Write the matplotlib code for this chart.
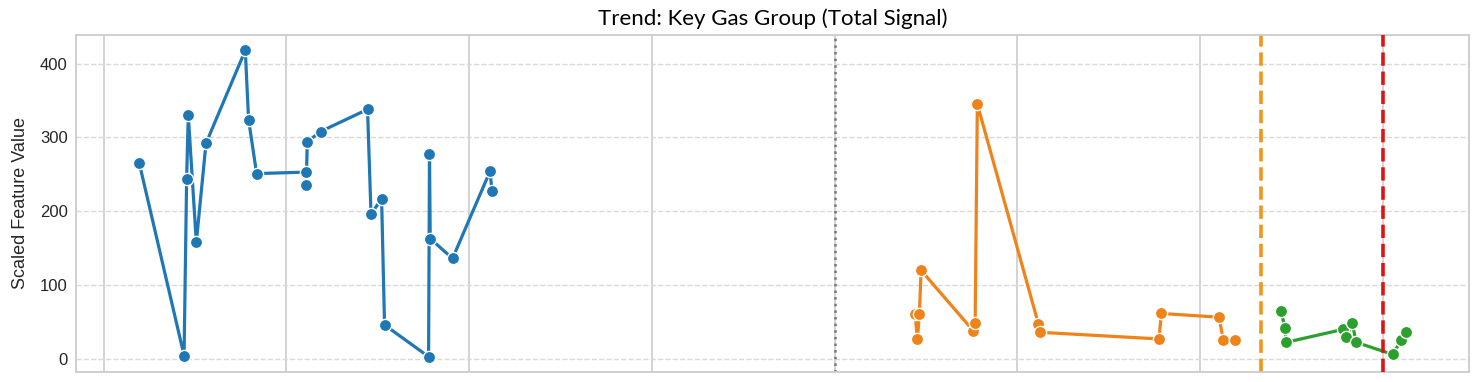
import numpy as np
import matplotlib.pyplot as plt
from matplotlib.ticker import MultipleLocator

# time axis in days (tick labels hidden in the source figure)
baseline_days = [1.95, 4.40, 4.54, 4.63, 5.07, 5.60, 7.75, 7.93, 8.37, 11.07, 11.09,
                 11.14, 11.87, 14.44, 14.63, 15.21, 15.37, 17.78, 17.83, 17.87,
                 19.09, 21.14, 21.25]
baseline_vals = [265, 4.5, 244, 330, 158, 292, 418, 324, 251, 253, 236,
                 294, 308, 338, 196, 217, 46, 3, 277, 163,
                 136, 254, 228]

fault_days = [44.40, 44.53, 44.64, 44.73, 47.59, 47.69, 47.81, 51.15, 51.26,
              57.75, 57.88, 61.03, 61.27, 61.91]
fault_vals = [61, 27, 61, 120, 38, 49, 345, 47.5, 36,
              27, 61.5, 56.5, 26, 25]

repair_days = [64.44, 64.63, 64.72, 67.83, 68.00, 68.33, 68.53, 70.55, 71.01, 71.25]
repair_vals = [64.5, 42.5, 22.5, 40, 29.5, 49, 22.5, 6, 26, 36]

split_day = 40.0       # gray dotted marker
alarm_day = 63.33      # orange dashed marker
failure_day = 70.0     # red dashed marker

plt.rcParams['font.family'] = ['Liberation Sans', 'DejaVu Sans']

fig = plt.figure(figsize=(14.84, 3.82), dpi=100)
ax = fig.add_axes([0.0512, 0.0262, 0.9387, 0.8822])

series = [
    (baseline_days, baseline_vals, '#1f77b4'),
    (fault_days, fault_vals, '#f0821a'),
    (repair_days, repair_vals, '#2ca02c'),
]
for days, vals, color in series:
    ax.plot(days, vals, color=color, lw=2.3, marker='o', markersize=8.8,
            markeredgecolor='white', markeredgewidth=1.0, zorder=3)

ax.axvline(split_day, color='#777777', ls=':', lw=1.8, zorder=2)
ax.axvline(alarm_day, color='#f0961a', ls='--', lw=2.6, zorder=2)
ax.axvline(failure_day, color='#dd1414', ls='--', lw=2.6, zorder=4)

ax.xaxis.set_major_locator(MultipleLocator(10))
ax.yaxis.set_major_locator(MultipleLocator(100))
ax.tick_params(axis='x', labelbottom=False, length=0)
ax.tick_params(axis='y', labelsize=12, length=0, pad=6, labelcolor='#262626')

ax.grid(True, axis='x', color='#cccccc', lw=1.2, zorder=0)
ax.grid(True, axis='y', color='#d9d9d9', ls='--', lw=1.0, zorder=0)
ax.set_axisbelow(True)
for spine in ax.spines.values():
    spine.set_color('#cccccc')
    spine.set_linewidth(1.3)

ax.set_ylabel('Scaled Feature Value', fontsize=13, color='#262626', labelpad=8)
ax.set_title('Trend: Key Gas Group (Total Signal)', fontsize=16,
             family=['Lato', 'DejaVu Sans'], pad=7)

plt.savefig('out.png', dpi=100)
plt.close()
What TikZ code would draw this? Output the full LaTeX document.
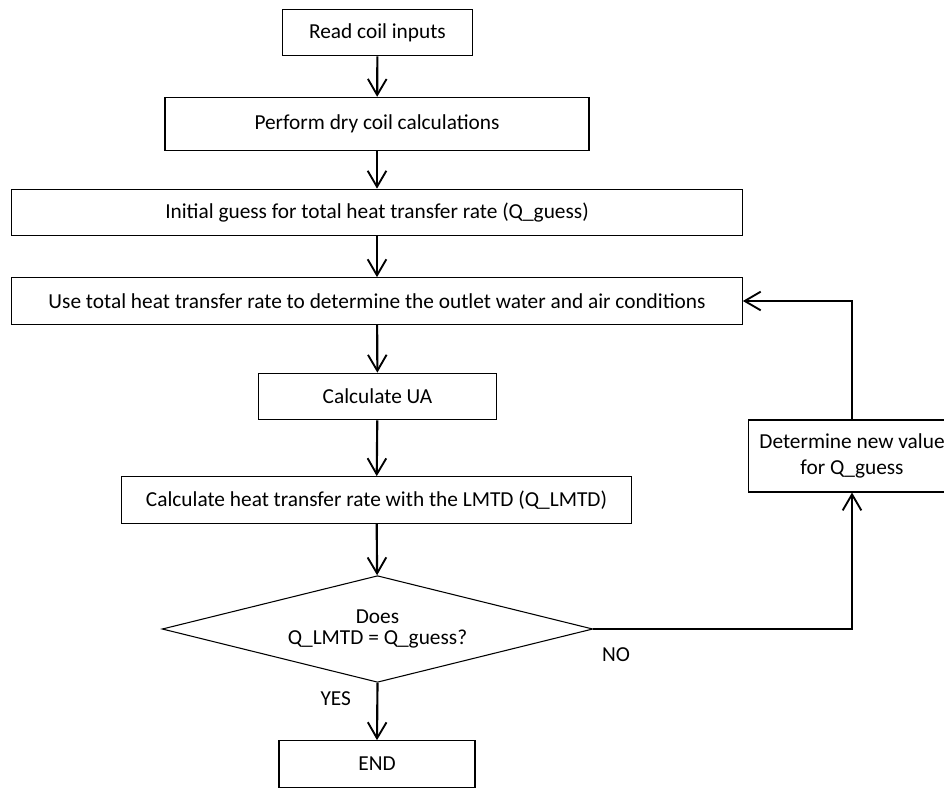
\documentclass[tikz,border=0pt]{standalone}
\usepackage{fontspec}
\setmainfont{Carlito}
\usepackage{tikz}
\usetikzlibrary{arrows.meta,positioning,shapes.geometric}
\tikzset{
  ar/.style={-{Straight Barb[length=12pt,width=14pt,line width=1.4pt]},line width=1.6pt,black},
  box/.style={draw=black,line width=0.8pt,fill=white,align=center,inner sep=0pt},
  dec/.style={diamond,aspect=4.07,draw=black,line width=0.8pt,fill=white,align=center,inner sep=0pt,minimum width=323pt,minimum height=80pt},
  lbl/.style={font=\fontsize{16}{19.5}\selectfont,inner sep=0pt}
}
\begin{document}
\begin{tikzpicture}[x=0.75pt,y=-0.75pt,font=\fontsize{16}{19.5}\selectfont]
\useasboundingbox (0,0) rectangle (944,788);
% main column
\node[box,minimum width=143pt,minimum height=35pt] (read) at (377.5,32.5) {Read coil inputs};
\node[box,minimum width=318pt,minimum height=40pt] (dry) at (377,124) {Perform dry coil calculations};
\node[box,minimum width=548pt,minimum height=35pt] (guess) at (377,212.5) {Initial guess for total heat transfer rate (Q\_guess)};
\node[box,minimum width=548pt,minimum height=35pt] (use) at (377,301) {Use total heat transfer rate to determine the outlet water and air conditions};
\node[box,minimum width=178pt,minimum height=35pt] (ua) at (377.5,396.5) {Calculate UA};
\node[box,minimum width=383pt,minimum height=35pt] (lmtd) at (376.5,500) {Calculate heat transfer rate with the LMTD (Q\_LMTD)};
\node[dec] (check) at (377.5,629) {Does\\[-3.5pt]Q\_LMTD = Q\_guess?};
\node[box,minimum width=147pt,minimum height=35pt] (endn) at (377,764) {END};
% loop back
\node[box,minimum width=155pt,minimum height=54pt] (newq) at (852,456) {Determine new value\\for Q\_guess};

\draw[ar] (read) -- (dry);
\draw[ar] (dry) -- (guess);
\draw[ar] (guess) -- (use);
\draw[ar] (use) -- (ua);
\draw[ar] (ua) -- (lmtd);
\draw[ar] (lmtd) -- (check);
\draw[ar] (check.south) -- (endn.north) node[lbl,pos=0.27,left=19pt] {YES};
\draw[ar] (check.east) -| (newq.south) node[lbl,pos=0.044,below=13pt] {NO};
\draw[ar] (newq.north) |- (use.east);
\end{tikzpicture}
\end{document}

■ ■ ■ ■ ■ ■ ■

DO THIS: Only the lines from the start of the records to the one containing "from matplotlib.ticker import MultipleLocator" should be repeated, exactly and with both ends kept; drop any pictures.

COMPLETE RESPONSE:
Write the matplotlib code for this chart.
import numpy as np
import matplotlib.pyplot as plt
from matplotlib.ticker import MultipleLocator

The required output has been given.